Grassy Narrows is a small First Nations community in remote Northern Ontario. According to their website, they are an Ojibwa community who identify as the Asubpeeschoseeewagong First Nation. Their Reserve has fewer than 1000 members. Under Treaty 3, signed in 1873, they were given a large area of land which they were allowed rights to hunt, trap and fish. Between 1876 and 1969, the Residential School system had disrupted much of their culture, and they became increasingly marginalized from their traditional resources and lifestyles.
Image of the Grassy Narrows community today. Source: https://news.vice.com
To make matters worse, much of the land and waters Grassy Narrow’s members still hold today has been destroyed by logging and private industry. Between 1962 and 1970, Dryden Chemicals Ltd dumped almost 10 tons of mercury-laden waste into the English-Wabigoon river system. The toxic sludge eventually made its way into Lake Winnipeg. For almost 50 years, the two First Nations communities in this region have suffered from mercury poisoning, loss of important food resources, and loss of jobs and a steadily declining economy. Dryden Chemical has denied any accountability for their actions, claiming that mercury present in the water is due to natural sources, and that factory effluent is only a small percent of the mercury present. While the Federal government has paid close to $9 million to Grassy Narrows for social services and economic development initiatives, Ontario has contributed little to the community. Through it all, the Province of Ontario has shrugged off any responsibility they might have for clean-up costs and financial support to Grassy Narrows.

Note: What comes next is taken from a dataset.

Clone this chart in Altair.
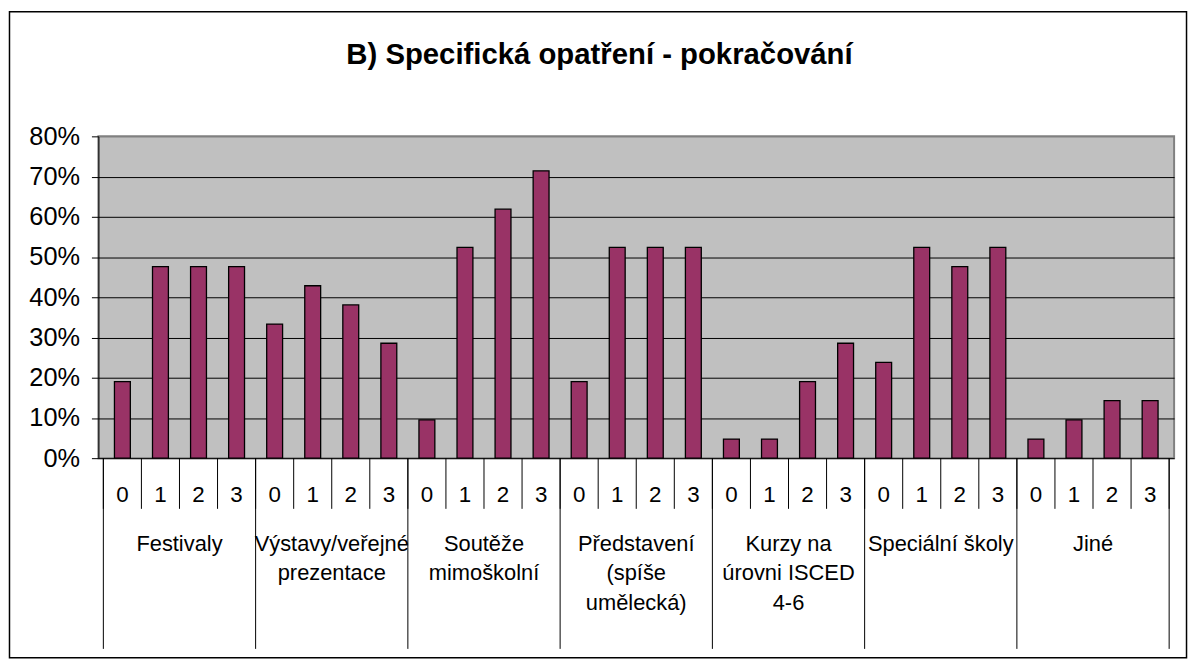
import altair as alt
import pandas as pd

# ---- data ----
groups = [
    "Festivaly",
    "Výstavy/veřejné\nprezentace",
    "Soutěže\nmimoškolní",
    "Představení\n(spíše\numělecká)",
    "Kurzy na\núrovni ISCED\n4-6",
    "Speciální školy",
    "Jiné",
]
levels = ["0", "1", "2", "3"]
festivaly = [19.05, 47.62, 47.62, 47.62]
vystavy = [33.33, 42.86, 38.10, 28.57]
souteze = [9.52, 52.38, 61.90, 71.43]
predstaveni = [19.05, 52.38, 52.38, 52.38]
kurzy = [4.76, 4.76, 19.05, 28.57]
specialni = [23.81, 52.38, 47.62, 52.38]
jine = [4.76, 9.52, 14.29, 14.29]
series = [festivaly, vystavy, souteze, predstaveni, kurzy, specialni, jine]
y_ticks = [0, 0.1, 0.2, 0.3, 0.4, 0.5, 0.6, 0.7, 0.8]
title_text = "B) Specifická opatření - pokračování"

# ---- tables built from the arrays ----
rows = []
k = len(levels)
for g, (name, vals) in enumerate(zip(groups, series)):
    for j, (lv, v) in enumerate(zip(levels, vals)):
        rows.append({"group": name, "level": lv, "idx": g * k + j, "value": v / 100.0})
df = pd.DataFrame(rows)
n = len(df)
bounds = pd.DataFrame({"b": list(range(n + 1))})
gbounds = pd.DataFrame({"b": list(range(0, n + 1, k))})
glabels = pd.DataFrame({"label": groups, "gidx": list(range(len(groups)))})
one = pd.DataFrame({"t": [title_text]})

W, H = 1083, 324
FONT = "Liberation Sans"
xscale = alt.Scale(domain=[0, n], nice=False, zero=False)
yscale = alt.Scale(domain=[0, 0.8], nice=False, zero=True)

border = alt.Chart(one).mark_rect(
    fill="white", fillOpacity=0, stroke="black", strokeWidth=1.5
).encode(
    x=alt.value(-89.5), x2=alt.value(W + 12.5), y=alt.value(-125.5), y2=alt.value(H + 201)
)

bars = alt.Chart(df).mark_bar(
    width=16, color="#993366", stroke="black", strokeWidth=1.3, orient="vertical"
).transform_calculate(
    pos="datum.idx + 0.5"
).encode(
    x=alt.X("pos:Q", scale=xscale,
            axis=alt.Axis(labels=False, ticks=False, grid=False, domain=True,
                          domainColor="black", domainWidth=1, title=None)),
    y=alt.Y("value:Q", scale=yscale,
            axis=alt.Axis(values=y_ticks, format=".0%", title=None,
                          labelFont=FONT, labelFontSize=25.5, labelColor="black",
                          labelPadding=12, tickSize=7, tickColor="black",
                          domainColor="black", domainWidth=1,
                          gridColor=alt.condition("datum.value >= 0.8",
                                                  alt.value("#808080"), alt.value("black")),
                          gridWidth=1)),
)

digits = alt.Chart(df).mark_text(
    font=FONT, fontSize=22.5, color="black", baseline="alphabetic", align="center"
).transform_calculate(
    pos="datum.idx + 0.5"
).encode(
    x=alt.X("pos:Q", scale=xscale, axis=None),
    y=alt.value(H + 44),
    text="level:N",
)

ticks_small = alt.Chart(bounds).mark_rule(color="black", strokeWidth=1).encode(
    x=alt.X("b:Q", scale=xscale, axis=None),
    y=alt.value(H),
    y2=alt.value(H + 51),
)

ticks_group = alt.Chart(gbounds).mark_rule(color="black", strokeWidth=1).encode(
    x=alt.X("b:Q", scale=xscale, axis=None),
    y=alt.value(H),
    y2=alt.value(H + 192),
)

group_text = alt.Chart(glabels).mark_text(
    font=FONT, fontSize=22, color="black", baseline="alphabetic", align="center",
    lineBreak="\n", lineHeight=30
).transform_calculate(
    pos=f"datum.gidx * {k} + {k / 2}"
).encode(
    x=alt.X("pos:Q", scale=xscale, axis=None),
    y=alt.value(H + 93),
    text="label:N",
)

title = alt.Chart(one).mark_text(
    font=FONT, fontSize=29.5, fontWeight="bold", color="black",
    baseline="alphabetic", align="center"
).encode(
    x=alt.value(504.5),
    y=alt.value(-73),
    text="t:N",
)

chart = alt.layer(
    border, bars, digits, ticks_small, ticks_group, group_text, title
).properties(
    width=W, height=H,
    autosize=alt.AutoSizeParams(type="none"),
    padding={"left": 91, "top": 127, "right": 16, "bottom": 205},
    background="white",
).configure_view(
    fill="#C0C0C0", stroke="#808080", strokeWidth=2
)

chart.save("out.html", embed_options={"renderer": "svg", "actions": False})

Dryden Chemical Paper Mill. Source: https://commons.wikimedia.org/w/index.php?curid=10536091
More than 50 years later, several members of Grassy Narrows made the long bus ride to Toronto. On June 2, 2016, Grassy Narrows joined over 2500 supporters at Queen’s Park, in front of the Provincial Parliament Building. There, people rallied and marched in support of Grassy Narrows.

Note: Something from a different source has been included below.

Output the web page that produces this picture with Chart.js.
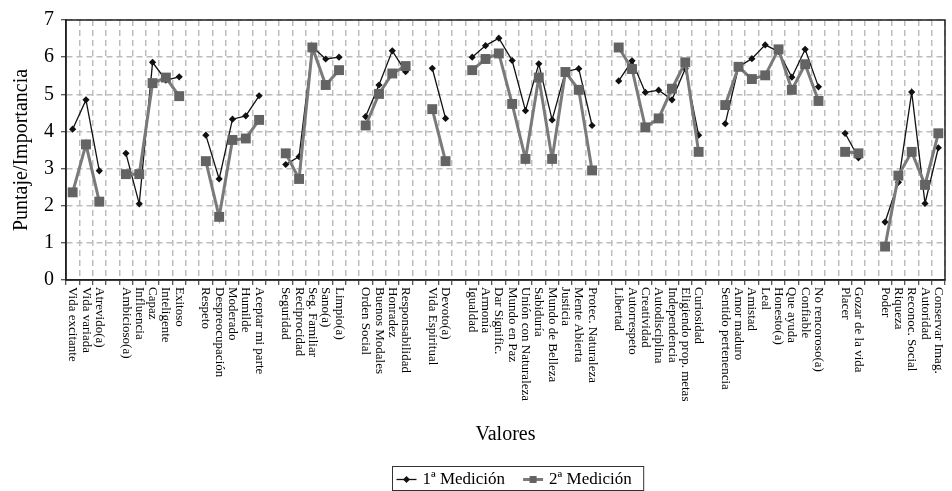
<!DOCTYPE html>
<html>
<head>
<meta charset="utf-8">
<script src="https://cdn.jsdelivr.net/npm/chart.js@4/dist/chart.umd.min.js"></script>
<style>
  body { margin: 0; background: #fff; }
  #wrap { width: 952px; height: 491px; position: relative; }
</style>
</head>
<body>
<div id="wrap"><canvas id="chart"></canvas></div>
<script>
// --- Data (gaps between value groups are null) ---
const valores = [
  "Vida excitante", "Vida variada", "Atrevido(a)", "",
  "Ambicioso(a)", "Influencia", "Capaz", "Inteligente", "Exitoso", "",
  "Respeto", "Despreocupación", "Moderado", "Humilde", "Aceptar mi parte", "",
  "Seguridad", "Reciprocidad", "Seg. Familiar", "Sano(a)", "Limpio(a)", "",
  "Orden Social", "Buenos Modales", "Honradez", "Responsabilidad", "",
  "Vida Espiritual", "Devoto(a)", "",
  "Igualdad", "Armonía", "Dar Signific.", "Mundo en Paz", "Unión con Naturaleza",
  "Sabiduría", "Mundo de Belleza", "Justicia", "Mente Abierta", "Protec. Naturaleza", "",
  "Libertad", "Autorrespeto", "Creatividad", "Autodisciplina", "Independencia",
  "Eligiendo prop. metas", "Curiosidad", "",
  "Sentido pertenencia", "Amor maduro", "Amistad", "Leal", "Honesto(a)", "Que ayuda",
  "Confiable", "No rencoroso(a)", "",
  "Placer", "Gozar de la vida", "",
  "Poder", "Riqueza", "Reconoc. Social", "Autoridad", "Conservar Imag."
];

const medicion1 = [
  4.06, 4.85, 2.94, null,
  3.41, 2.05, 5.86, 5.38, 5.47, null,
  3.90, 2.72, 4.33, 4.42, 4.96, null,
  3.11, 3.32, 6.28, 5.95, 6.00, null,
  4.40, 5.25, 6.17, 5.61, null,
  5.70, 4.35, null,
  6.00, 6.31, 6.51, 5.91, 4.56, 5.82, 4.31, 5.61, 5.69, 4.16, null,
  5.36, 5.90, 5.05, 5.11, 4.85, 5.69, 3.90, null,
  4.21, 5.74, 5.96, 6.33, 6.15, 5.46, 6.21, 5.20, null,
  3.95, 3.29, null,
  1.56, 2.63, 5.06, 2.06, 3.56
];

const medicion2 = [
  2.36, 3.65, 2.11, null,
  2.85, 2.85, 5.30, 5.45, 4.95, null,
  3.20, 1.70, 3.77, 3.81, 4.31, null,
  3.41, 2.72, 6.26, 5.25, 5.65, null,
  4.16, 5.01, 5.56, 5.76, null,
  4.60, 3.20, null,
  5.65, 5.95, 6.10, 4.74, 3.26, 5.45, 3.26, 5.60, 5.12, 2.95, null,
  6.26, 5.68, 4.11, 4.35, 5.15, 5.86, 3.45, null,
  4.71, 5.74, 5.41, 5.51, 6.21, 5.12, 5.81, 4.82, null,
  3.45, 3.41, null,
  0.90, 2.81, 3.45, 2.56, 3.95
];

const serieNames = ["1ª Medición", "2ª Medición"];
const yTitle = "Puntaje/Importancia";
const xTitle = "Valores";

const SERIF = "'Liberation Serif', 'DejaVu Serif', serif";

// --- Plugins: frame, rotated category labels, x title and boxed legend ---
const framePlugin = {
  id: "frame",
  afterDatasetsDraw(chart) {
    const { ctx, chartArea: a } = chart;
    ctx.save();
    ctx.strokeStyle = "#222";
    ctx.lineWidth = 1.5;
    ctx.strokeRect(a.left, a.top, a.right - a.left, a.bottom - a.top);
    ctx.restore();
  }
};

const labelsPlugin = {
  id: "rotatedLabels",
  afterDraw(chart) {
    const { ctx, chartArea: a } = chart;
    const xs = chart.scales.x;
    ctx.save();
    ctx.fillStyle = "#000";
    ctx.font = "13px " + SERIF;
    ctx.textAlign = "left";
    ctx.textBaseline = "middle";
    valores.forEach((lab, i) => {
      if (!lab) return;
      const x = xs.getPixelForValue(i);
      ctx.save();
      ctx.translate(x, a.bottom + 7);
      ctx.rotate(Math.PI / 2);
      ctx.fillText(lab, 0, 0);
      ctx.restore();
    });

    // axis title
    ctx.font = "20px " + SERIF;
    ctx.textAlign = "center";
    ctx.fillText(xTitle, (a.left + a.right) / 2, 435);

    // legend box
    ctx.font = "17px " + SERIF;
    ctx.textAlign = "left";
    const sample = 20, gapA = 6, gapB = 18, pad = 4, endPad = 12;
    const n = chart.data.datasets.length;
    let w = pad;
    chart.data.datasets.forEach((ds, k) => {
      w += sample + gapA + ctx.measureText(ds.label).width + (k < n - 1 ? gapB : endPad);
    });
    const bx = 392.5, by = 466.5, bh = 24;
    ctx.strokeStyle = "#333";
    ctx.lineWidth = 1;
    ctx.strokeRect(bx, by, w, bh);
    let cx = bx + pad;
    const cy = by + bh / 2 + 1;
    chart.data.datasets.forEach((ds) => {
      ctx.strokeStyle = ds.borderColor;
      ctx.lineWidth = ds.borderWidth;
      ctx.beginPath();
      ctx.moveTo(cx, cy);
      ctx.lineTo(cx + sample, cy);
      ctx.stroke();
      const mx = cx + sample / 2;
      ctx.fillStyle = ds.pointBackgroundColor;
      ctx.beginPath();
      if (ds.pointStyle === "rectRot") {
        ctx.moveTo(mx, cy - 3.5); ctx.lineTo(mx + 3.5, cy);
        ctx.lineTo(mx, cy + 3.5); ctx.lineTo(mx - 3.5, cy);
      } else {
        ctx.rect(mx - 3.5, cy - 3.5, 7, 7);
      }
      ctx.closePath();
      ctx.fill();
      cx += sample + gapA;
      ctx.fillStyle = "#000";
      ctx.fillText(ds.label, cx, cy);
      cx += ctx.measureText(ds.label).width + gapB;
    });
    ctx.restore();
  }
};

new Chart(document.getElementById("chart"), {
  type: "line",
  data: {
    labels: valores,
    datasets: [
      {
        label: serieNames[0],
        data: medicion1,
        borderColor: "#111",
        borderWidth: 1.3,
        pointStyle: "rectRot",
        pointRadius: 3.6,
        pointBackgroundColor: "#111",
        pointBorderColor: "#111",
        pointBorderWidth: 0,
        spanGaps: false,
        tension: 0,
        order: 1
      },
      {
        label: serieNames[1],
        data: medicion2,
        borderColor: "#7a7a7a",
        borderWidth: 3,
        pointStyle: "rect",
        pointRadius: 7,
        pointBackgroundColor: "#636363",
        pointBorderColor: "#636363",
        pointBorderWidth: 0,
        spanGaps: false,
        tension: 0,
        order: 0
      }
    ]
  },
  options: {
    responsive: true,
    maintainAspectRatio: false,
    animation: false,
    layout: { padding: { top: 20, right: 2, left: 0, bottom: 0 } },
    plugins: {
      legend: { display: false },
      tooltip: { enabled: false }
    },
    scales: {
      x: {
        offset: true,
        grid: {
          offset: true,
          color: "#bdbdbd",
          lineWidth: 1.5,
          tickColor: "#222",
          tickLength: 5,
          tickWidth: 1
        },
        border: { color: "#222", width: 1.5, dash: [6, 4] },
        ticks: { display: false },
        afterFit(scale) { scale.height = 211; }
      },
      y: {
        min: 0,
        max: 7,
        ticks: {
          stepSize: 1,
          color: "#000",
          padding: 7,
          font: { family: SERIF, size: 20 }
        },
        grid: {
          color: "#bdbdbd",
          lineWidth: 1.5,
          tickColor: "#222",
          tickLength: 5,
          tickWidth: 1
        },
        border: { color: "#222", width: 1.5, dash: [6, 4] },
        title: {
          display: true,
          text: yTitle,
          color: "#000",
          font: { family: SERIF, size: 20 },
          padding: { top: 10, bottom: 0 }
        },
        afterFit(scale) { scale.width = 66; }
      }
    }
  },
  plugins: [framePlugin, labelsPlugin]
});
</script>
</body>
</html>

Parliament building at Queen’s Park, in Toronto, Ontario. Source: Paul Stephany, 2016.
While Premier Kathleen Wynne remained hidden away, invisible to the assembled audience, Grassy Narrows elders and youth educated those assembled on this shameful story in Ontario history. As of now, no clean-up of the mercury has occurred. Even though scientists support research which shows that clean up of the area is possible, the Ontario government still insists that more study and analysis is necessary. Meanwhile, Grassy Narrows community members are still sickened, dying, and poverty stricken!
What is clear is that, while scientific and community commitment to water cleanup is intact, political will remains ambiguous. The story of Grassy Narrows needs to be told and retold, until the government of Ontario is forced to listen and finally collaborate with this community to make the waters and people healthy once again!

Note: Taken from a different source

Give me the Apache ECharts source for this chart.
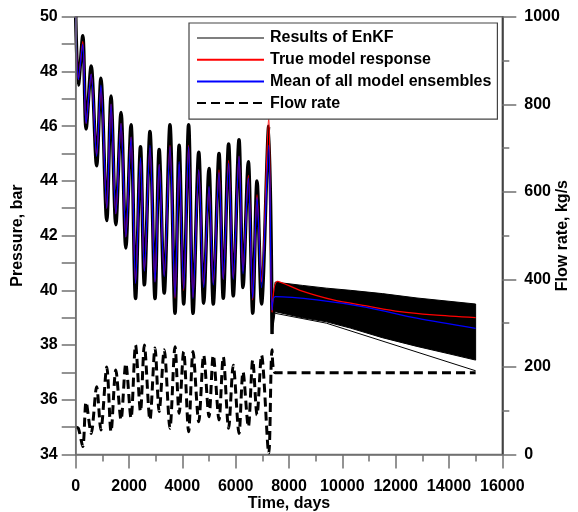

After the rally, Grassy Narrows members, along with supporters and allies, flooded the streets and marched from Queen’s Park to Allan Gardens – just over two kilometers away. The street was blocked off, and all traffic halted, as the growing surge of concerned citizens walked and chanted the entire way. One by one, each person symbolically turned away from a government intent on ignoring the voices of the people, and began their first steps toward Ottawa. Discontent with Ontario’s response to their plight, Grassy Narrows stands poised to once again tell their story to Justin Trudeau – forcing him remain accountable to his promises to begin reconciling past injustices with First Nations groups across Canada.
This last Thursday, a few voices joined with a swelling number of voices – telling a story which must be heard – and even more importantly, MUST be acted upon. This is a story which needs to be removed from the back shelves once and for all. Perhaps, finally, we will begin listening to each of these stories – and acting as a Nation who is truly concerned with redressing the harmful chapters of our collective history!
For now, this is Spatial Integrity – making the invisible, visible!